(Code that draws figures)
-- Begin --
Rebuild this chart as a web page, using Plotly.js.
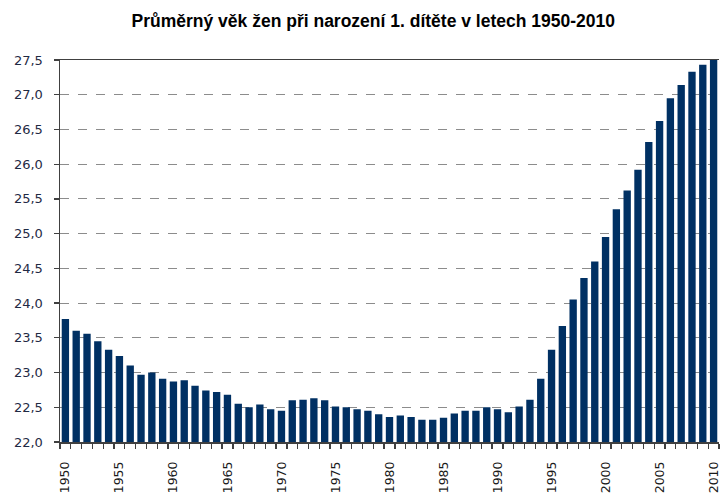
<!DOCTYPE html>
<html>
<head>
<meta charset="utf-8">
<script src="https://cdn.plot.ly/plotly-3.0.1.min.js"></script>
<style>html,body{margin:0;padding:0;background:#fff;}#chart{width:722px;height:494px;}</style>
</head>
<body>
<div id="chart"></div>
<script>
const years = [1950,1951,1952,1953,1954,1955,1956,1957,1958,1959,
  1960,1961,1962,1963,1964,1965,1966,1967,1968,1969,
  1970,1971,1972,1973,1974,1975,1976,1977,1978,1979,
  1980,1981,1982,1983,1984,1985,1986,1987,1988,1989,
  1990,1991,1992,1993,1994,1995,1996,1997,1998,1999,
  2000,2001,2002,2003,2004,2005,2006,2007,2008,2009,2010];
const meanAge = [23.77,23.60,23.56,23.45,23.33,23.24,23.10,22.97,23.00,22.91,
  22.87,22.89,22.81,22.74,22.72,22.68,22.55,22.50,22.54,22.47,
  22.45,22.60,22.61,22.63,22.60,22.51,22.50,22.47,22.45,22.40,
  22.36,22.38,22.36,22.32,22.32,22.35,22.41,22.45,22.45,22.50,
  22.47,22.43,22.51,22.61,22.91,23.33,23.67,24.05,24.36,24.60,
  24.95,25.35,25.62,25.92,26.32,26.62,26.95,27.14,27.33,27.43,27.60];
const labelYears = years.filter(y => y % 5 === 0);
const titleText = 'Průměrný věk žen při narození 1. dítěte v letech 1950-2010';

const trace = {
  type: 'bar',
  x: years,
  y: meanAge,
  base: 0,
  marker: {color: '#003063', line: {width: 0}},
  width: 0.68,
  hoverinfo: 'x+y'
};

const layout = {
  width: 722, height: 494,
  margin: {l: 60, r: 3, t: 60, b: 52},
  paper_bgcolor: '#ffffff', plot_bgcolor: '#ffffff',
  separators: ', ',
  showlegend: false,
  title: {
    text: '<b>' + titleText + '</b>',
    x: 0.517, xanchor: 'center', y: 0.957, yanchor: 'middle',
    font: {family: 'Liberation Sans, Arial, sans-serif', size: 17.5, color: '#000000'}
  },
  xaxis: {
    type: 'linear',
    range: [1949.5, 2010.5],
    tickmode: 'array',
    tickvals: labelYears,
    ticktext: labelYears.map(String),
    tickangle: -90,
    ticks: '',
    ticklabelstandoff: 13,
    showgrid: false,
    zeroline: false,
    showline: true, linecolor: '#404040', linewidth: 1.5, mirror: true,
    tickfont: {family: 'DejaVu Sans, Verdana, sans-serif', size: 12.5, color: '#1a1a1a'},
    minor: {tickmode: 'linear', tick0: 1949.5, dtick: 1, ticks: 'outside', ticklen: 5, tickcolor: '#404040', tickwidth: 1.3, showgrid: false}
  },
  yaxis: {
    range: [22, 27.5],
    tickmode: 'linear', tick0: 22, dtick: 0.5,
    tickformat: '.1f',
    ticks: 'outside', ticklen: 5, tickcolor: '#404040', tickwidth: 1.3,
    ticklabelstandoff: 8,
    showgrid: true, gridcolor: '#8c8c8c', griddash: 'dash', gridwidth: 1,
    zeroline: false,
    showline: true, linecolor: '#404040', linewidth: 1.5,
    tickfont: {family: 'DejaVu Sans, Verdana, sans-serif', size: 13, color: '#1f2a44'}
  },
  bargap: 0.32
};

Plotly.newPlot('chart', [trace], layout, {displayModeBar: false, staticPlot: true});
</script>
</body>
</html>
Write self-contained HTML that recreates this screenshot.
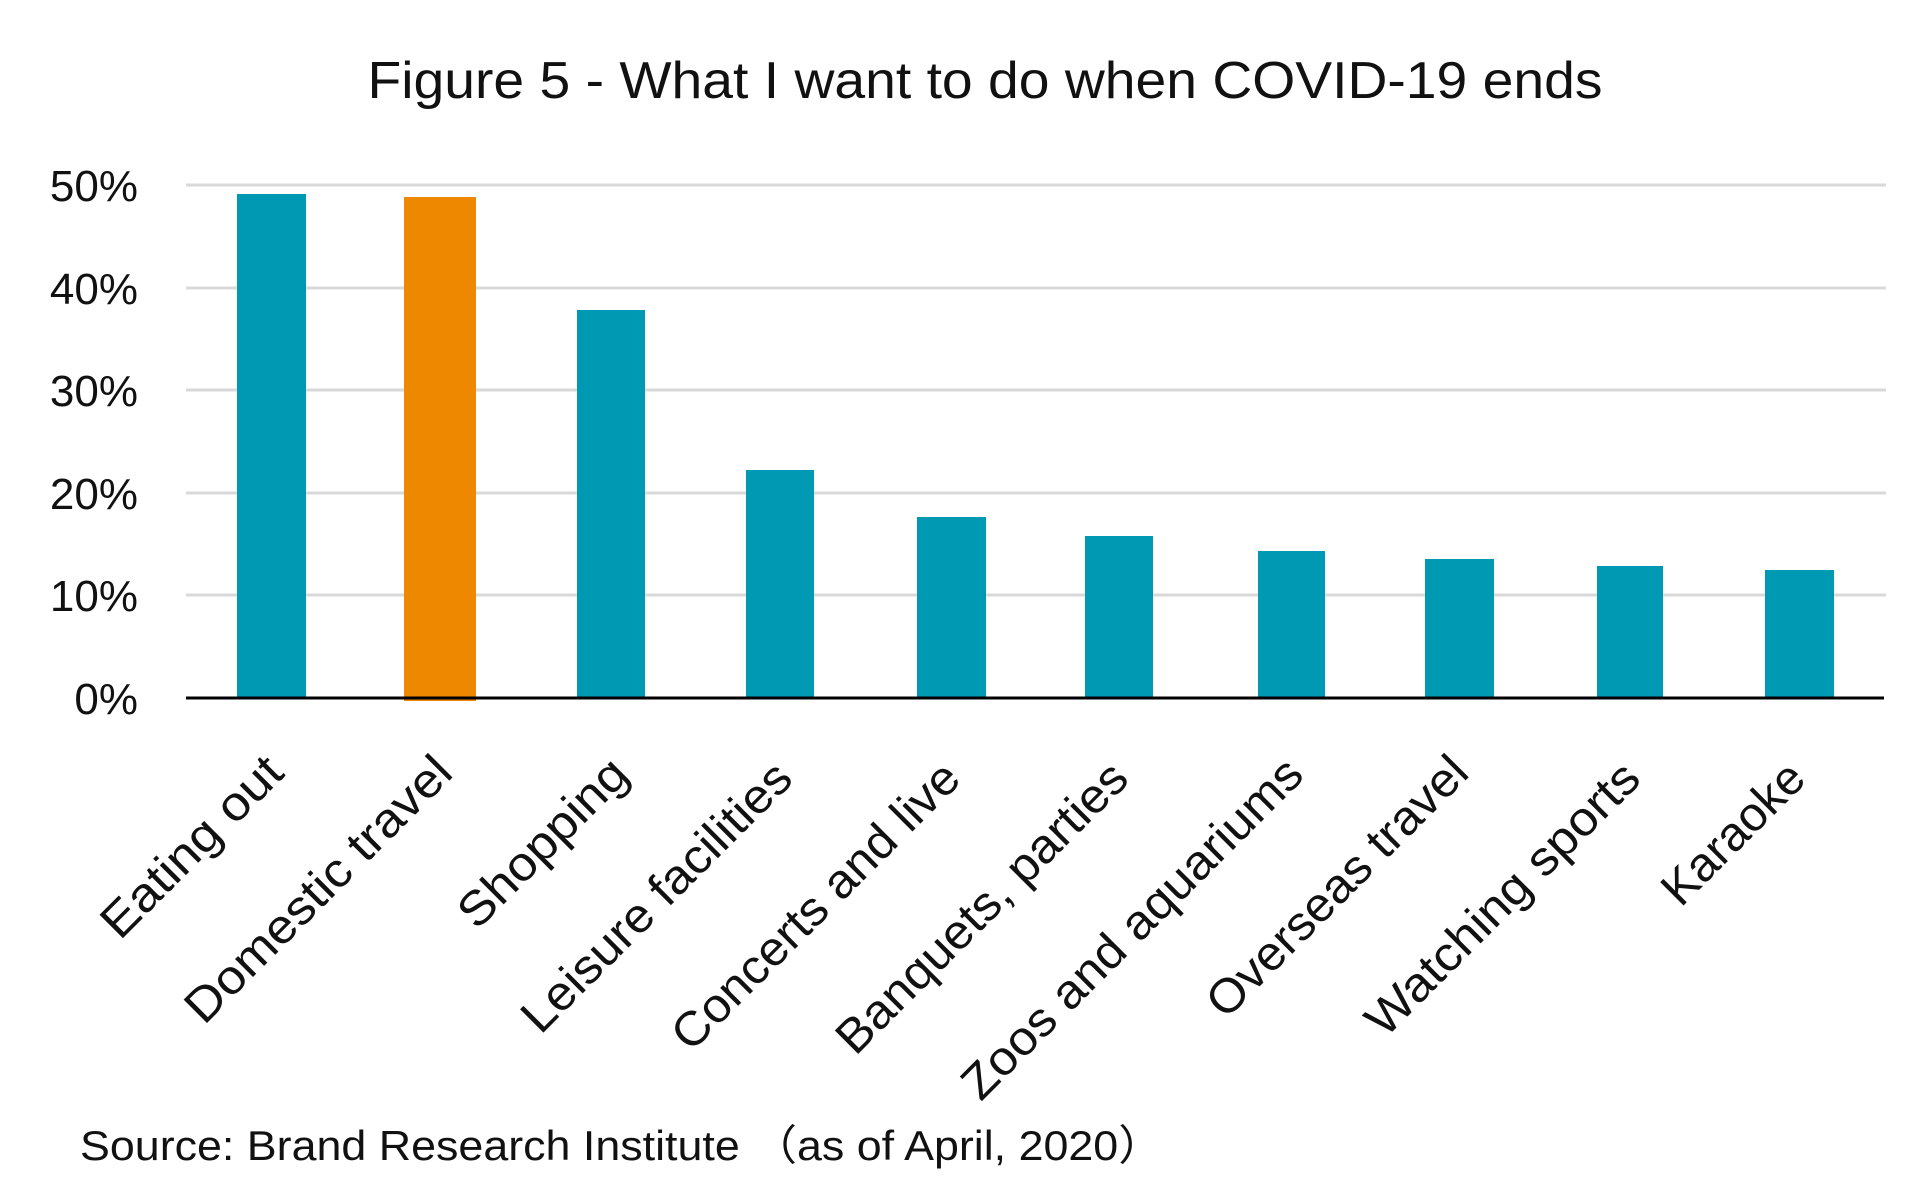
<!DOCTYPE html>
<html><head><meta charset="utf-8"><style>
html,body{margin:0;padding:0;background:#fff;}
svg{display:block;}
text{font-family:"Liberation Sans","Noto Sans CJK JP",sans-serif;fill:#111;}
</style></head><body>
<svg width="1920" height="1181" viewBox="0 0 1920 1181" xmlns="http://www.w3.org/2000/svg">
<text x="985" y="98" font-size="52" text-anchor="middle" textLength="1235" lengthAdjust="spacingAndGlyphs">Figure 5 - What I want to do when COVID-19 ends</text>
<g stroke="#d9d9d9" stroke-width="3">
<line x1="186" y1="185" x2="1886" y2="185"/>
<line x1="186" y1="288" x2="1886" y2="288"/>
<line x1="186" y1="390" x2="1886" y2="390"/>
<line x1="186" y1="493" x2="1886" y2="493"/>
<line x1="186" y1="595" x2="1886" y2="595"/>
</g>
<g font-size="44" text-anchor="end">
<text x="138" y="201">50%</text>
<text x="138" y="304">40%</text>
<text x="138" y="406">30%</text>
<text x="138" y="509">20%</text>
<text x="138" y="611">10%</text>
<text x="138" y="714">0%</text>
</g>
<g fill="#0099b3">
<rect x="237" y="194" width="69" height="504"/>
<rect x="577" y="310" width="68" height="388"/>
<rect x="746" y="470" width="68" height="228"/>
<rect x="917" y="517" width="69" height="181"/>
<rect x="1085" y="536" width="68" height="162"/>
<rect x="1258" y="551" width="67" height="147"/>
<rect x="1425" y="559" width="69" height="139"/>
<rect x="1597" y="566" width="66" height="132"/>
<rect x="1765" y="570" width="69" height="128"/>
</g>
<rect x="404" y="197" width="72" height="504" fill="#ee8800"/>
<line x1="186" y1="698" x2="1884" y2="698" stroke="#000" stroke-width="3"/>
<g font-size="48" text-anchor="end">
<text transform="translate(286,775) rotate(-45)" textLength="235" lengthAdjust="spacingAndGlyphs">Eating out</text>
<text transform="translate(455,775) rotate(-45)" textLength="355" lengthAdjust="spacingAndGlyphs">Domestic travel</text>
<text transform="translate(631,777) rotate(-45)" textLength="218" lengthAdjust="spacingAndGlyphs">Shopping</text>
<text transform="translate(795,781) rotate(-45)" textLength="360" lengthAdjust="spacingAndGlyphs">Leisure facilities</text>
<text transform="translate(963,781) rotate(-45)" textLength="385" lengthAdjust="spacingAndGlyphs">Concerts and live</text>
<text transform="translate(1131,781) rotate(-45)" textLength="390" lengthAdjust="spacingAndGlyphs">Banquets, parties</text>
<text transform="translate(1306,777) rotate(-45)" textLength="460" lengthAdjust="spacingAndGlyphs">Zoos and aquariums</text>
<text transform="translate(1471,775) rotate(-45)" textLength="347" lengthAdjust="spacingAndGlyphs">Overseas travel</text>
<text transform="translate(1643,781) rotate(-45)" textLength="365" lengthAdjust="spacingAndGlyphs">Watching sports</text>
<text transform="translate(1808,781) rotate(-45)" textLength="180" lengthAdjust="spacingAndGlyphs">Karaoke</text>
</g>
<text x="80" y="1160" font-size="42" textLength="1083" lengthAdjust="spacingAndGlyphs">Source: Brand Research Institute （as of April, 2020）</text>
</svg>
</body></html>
-- End --
-- Begin --
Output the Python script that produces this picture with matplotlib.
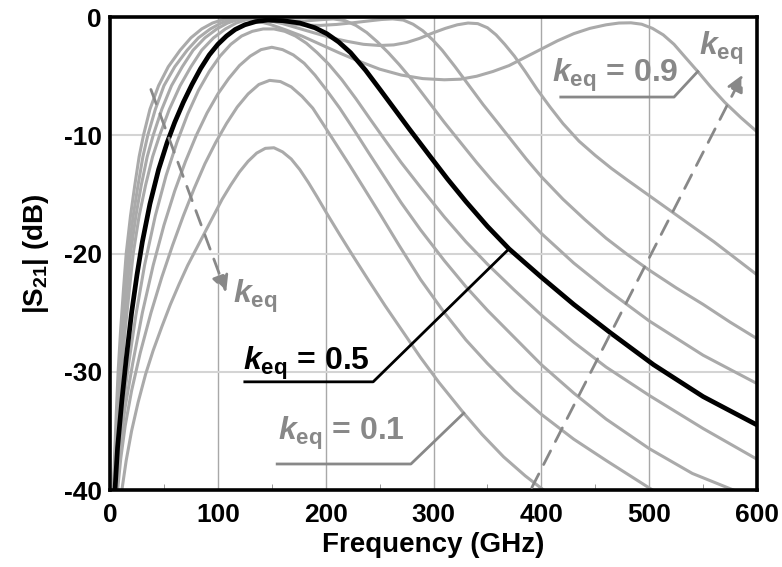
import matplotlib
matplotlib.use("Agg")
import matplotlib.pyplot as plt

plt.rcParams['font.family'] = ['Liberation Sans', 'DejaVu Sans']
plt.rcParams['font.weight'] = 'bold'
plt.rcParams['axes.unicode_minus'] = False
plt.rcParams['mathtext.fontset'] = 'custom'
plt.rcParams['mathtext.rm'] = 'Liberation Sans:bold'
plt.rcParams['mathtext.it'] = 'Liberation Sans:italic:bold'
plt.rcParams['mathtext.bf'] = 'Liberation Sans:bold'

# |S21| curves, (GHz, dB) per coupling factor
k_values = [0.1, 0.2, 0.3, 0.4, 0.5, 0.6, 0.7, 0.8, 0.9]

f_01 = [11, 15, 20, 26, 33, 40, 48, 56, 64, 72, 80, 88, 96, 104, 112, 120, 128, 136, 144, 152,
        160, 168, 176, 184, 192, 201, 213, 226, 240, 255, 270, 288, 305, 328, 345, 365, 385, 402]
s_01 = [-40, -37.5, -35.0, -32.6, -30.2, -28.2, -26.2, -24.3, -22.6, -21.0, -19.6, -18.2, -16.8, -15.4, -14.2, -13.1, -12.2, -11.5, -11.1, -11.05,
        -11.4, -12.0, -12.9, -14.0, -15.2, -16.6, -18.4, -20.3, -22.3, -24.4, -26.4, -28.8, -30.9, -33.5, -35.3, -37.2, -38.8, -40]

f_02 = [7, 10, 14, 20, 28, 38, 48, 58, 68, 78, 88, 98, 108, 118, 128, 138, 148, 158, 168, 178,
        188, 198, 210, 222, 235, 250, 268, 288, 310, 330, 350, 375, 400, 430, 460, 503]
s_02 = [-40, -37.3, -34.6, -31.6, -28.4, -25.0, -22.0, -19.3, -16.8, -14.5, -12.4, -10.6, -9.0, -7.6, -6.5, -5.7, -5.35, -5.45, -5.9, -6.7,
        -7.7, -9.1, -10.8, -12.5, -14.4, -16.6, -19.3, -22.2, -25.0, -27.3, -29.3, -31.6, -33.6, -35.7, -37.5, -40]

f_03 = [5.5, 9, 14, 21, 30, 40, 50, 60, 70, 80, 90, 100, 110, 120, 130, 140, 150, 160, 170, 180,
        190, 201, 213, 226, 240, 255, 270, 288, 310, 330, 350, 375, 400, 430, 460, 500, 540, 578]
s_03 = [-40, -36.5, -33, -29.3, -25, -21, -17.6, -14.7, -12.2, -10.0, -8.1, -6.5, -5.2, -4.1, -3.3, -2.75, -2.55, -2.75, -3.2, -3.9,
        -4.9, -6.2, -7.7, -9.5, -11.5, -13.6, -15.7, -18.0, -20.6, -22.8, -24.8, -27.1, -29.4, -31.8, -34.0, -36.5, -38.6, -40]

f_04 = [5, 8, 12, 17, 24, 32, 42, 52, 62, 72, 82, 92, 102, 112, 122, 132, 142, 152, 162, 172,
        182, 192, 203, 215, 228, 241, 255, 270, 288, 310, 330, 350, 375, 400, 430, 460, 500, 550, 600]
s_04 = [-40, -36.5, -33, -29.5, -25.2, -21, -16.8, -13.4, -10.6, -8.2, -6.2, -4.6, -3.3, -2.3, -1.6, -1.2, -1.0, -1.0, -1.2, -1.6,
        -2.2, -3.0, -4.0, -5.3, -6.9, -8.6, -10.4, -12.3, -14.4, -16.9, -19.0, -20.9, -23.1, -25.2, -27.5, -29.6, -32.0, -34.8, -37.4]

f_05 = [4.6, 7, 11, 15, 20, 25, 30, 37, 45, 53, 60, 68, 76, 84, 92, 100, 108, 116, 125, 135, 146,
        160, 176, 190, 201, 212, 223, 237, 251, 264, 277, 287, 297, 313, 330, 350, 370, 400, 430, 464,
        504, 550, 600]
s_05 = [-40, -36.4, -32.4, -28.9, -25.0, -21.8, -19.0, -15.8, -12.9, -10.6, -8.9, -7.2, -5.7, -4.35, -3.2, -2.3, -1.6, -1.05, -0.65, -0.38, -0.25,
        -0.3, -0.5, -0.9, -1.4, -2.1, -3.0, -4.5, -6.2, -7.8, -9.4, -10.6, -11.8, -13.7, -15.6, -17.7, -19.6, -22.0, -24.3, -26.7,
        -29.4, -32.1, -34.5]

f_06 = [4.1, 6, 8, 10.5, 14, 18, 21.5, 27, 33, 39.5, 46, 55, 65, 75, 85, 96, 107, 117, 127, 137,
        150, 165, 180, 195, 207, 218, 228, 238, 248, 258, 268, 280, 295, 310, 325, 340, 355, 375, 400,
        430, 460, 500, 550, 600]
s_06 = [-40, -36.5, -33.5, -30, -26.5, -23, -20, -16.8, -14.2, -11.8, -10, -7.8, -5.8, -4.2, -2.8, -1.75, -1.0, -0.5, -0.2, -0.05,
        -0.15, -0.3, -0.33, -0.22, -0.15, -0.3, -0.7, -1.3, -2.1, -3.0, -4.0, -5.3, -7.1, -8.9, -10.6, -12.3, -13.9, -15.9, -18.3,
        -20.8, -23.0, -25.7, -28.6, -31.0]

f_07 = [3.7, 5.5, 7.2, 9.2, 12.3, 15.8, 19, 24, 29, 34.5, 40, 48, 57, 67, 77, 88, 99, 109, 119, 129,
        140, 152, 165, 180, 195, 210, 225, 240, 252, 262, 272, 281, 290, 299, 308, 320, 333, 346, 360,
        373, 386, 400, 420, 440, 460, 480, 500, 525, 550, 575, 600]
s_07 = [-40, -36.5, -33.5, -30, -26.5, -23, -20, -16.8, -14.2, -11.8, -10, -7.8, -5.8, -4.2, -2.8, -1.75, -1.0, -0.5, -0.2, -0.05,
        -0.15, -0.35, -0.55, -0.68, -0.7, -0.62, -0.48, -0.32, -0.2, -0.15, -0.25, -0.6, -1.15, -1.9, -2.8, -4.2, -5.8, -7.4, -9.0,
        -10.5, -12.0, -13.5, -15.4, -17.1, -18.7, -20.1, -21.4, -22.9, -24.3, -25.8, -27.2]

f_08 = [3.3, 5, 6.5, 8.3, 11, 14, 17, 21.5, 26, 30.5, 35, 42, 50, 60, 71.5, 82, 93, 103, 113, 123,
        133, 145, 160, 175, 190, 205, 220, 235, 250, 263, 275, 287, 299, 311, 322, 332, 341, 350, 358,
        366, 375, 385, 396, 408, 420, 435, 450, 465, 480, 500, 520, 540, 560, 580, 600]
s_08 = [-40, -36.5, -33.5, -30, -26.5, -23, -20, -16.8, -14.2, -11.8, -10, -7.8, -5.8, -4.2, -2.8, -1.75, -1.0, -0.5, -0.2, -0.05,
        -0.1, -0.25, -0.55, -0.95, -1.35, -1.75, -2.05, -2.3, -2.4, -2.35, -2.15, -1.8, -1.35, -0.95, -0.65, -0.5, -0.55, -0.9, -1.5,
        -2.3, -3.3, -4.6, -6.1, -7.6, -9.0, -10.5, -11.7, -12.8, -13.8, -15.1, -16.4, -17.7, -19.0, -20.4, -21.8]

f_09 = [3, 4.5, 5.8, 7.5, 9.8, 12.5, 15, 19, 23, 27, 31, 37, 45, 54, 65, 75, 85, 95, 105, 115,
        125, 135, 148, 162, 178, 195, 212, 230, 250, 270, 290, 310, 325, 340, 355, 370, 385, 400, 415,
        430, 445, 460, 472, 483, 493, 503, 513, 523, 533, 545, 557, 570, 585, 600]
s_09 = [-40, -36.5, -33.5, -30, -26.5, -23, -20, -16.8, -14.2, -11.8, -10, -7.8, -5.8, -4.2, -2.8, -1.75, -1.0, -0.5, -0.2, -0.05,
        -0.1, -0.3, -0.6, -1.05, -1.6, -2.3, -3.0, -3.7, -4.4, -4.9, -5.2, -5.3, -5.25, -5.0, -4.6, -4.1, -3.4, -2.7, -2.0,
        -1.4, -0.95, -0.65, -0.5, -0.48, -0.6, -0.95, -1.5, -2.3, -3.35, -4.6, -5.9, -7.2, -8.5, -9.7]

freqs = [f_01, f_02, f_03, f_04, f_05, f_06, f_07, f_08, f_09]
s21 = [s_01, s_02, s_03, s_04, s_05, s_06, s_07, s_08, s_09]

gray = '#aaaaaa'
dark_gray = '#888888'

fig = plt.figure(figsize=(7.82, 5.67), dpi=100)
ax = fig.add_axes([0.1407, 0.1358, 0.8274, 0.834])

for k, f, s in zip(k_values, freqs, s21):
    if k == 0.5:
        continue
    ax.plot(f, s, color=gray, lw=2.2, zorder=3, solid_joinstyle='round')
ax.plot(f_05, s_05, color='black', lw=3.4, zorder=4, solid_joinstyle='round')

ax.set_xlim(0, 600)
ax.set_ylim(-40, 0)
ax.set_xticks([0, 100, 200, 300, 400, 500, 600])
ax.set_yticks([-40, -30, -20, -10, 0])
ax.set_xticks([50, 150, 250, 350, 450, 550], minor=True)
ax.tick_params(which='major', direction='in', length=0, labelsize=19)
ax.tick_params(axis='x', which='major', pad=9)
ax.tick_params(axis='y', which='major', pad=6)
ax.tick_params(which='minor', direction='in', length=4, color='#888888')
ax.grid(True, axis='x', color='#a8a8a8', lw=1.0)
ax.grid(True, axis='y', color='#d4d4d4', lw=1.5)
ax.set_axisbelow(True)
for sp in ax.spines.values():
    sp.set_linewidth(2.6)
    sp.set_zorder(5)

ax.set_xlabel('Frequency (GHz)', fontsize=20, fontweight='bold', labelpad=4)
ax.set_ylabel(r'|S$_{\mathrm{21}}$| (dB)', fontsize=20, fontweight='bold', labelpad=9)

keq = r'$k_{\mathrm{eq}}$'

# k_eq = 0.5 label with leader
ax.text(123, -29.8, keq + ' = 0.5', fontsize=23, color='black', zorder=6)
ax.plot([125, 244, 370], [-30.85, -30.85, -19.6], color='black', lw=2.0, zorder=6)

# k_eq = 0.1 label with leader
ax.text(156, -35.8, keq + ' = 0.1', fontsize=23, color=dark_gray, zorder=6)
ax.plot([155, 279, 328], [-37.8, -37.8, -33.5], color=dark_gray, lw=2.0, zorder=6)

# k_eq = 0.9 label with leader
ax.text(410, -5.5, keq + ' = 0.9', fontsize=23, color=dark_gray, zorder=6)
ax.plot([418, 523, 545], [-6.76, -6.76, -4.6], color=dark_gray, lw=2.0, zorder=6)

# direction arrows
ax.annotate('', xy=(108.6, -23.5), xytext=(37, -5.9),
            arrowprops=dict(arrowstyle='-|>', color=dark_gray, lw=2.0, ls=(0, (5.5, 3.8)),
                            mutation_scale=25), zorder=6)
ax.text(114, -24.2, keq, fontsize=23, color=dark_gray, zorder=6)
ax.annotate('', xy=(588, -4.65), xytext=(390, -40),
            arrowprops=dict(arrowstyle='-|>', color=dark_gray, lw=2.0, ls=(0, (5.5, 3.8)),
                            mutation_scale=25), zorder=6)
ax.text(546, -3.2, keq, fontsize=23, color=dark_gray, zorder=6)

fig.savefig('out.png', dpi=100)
-- End --
Given exercise – Start with the line that includes "Output the Python" and finish with the line that includes "plt.rcParams['mathtext.bf'] = 'Liberation": reproduce those lines exactly, nothing before or after, and omit any pictures.

The result –
Output the Python script that produces this picture with matplotlib.
import matplotlib
matplotlib.use("Agg")
import matplotlib.pyplot as plt

plt.rcParams['font.family'] = ['Liberation Sans', 'DejaVu Sans']
plt.rcParams['font.weight'] = 'bold'
plt.rcParams['axes.unicode_minus'] = False
plt.rcParams['mathtext.fontset'] = 'custom'
plt.rcParams['mathtext.rm'] = 'Liberation Sans:bold'
plt.rcParams['mathtext.it'] = 'Liberation Sans:italic:bold'
plt.rcParams['mathtext.bf'] = 'Liberation Sans:bold'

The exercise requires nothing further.